Evergrande halts trading ahead of 'major' deal
Updated : 18:15
Shares in Evergrande have been suspended ahead of a "major transaction", the embattled Chinese property developer confirmed on Monday.
In a brief statement, the firm said trading in its Hong Kong Stock Exchange-listed shares had been halted "pending the release by the company of an announcement containing inside information about a major transaction".
Trading in the firm’s property management unit Evergrande Property Services, which was listed in Hong Kong just under a year ago, was also suspended.
No further details were provided, nor was a buyer disclosed.

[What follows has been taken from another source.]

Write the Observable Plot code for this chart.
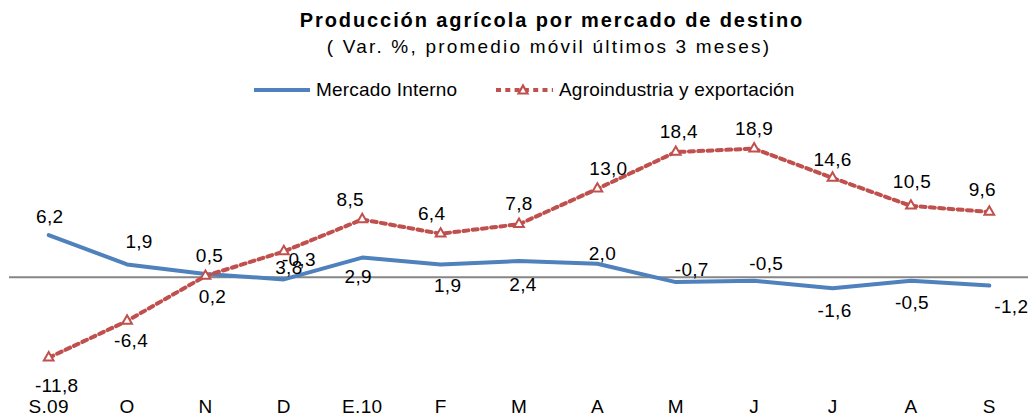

But mainland Chinese media suggested that rival developer Hopson Development was close to making a $5.1bn off for a 51% stake Evergrande Real Estate, according to the BBC.
Shares in Hopson, which is also listed in Hong Kong, were suspended "pending the release of announcement in relation to a major transaction of the company". It did not comment further.
Evergrande has built up debts of $305bn and is now struggling to meet bond interest payments. While it struck a deal with bondholders over a coupon payment of $35.9m earlier in September, since then it has reportedly missed due payments on two separate offshore bonds.
Fears of Evergrande’s potential collapse have rattled markets worldwide. It currently has around 1,300 projects in more than 280 Chinese cities, and last month Citi cited Evergrande when it trimmed its 2022 growth forecasts for China.
The firm has already agreed to sell part of its stake in Shengjing Bank for $1.5bn to the state-owned Shenyang Shengjing Finance Investment Group. However, the bank is one of Evergrande’s main lenders, and the money raised will be used to settle its liabilities.
Russ Mould, investment director at AJ Bell, said: "While no details were given, speculation points to rival developer Hopson preparing to buy a stake in Evergrande Property Services. One would have thought Hopson sees this is an opportunity to strike a bargain deal, given how Evergrande is in a desperate situation."
Joshua Mahony, senior market analyst at IG, said: "Overnight suspension of Evergrande shares raised fears of a debt default, yet reports that they are instead selling a 51% stake in their portfolio allayed concerns for now. The proposed $5.1bn deal would provide crucial cashflow at a time of need, yet the questions remains over whether these fire sales will be enough to stave off an eventual collapse that has been speculated as the biggest default in history."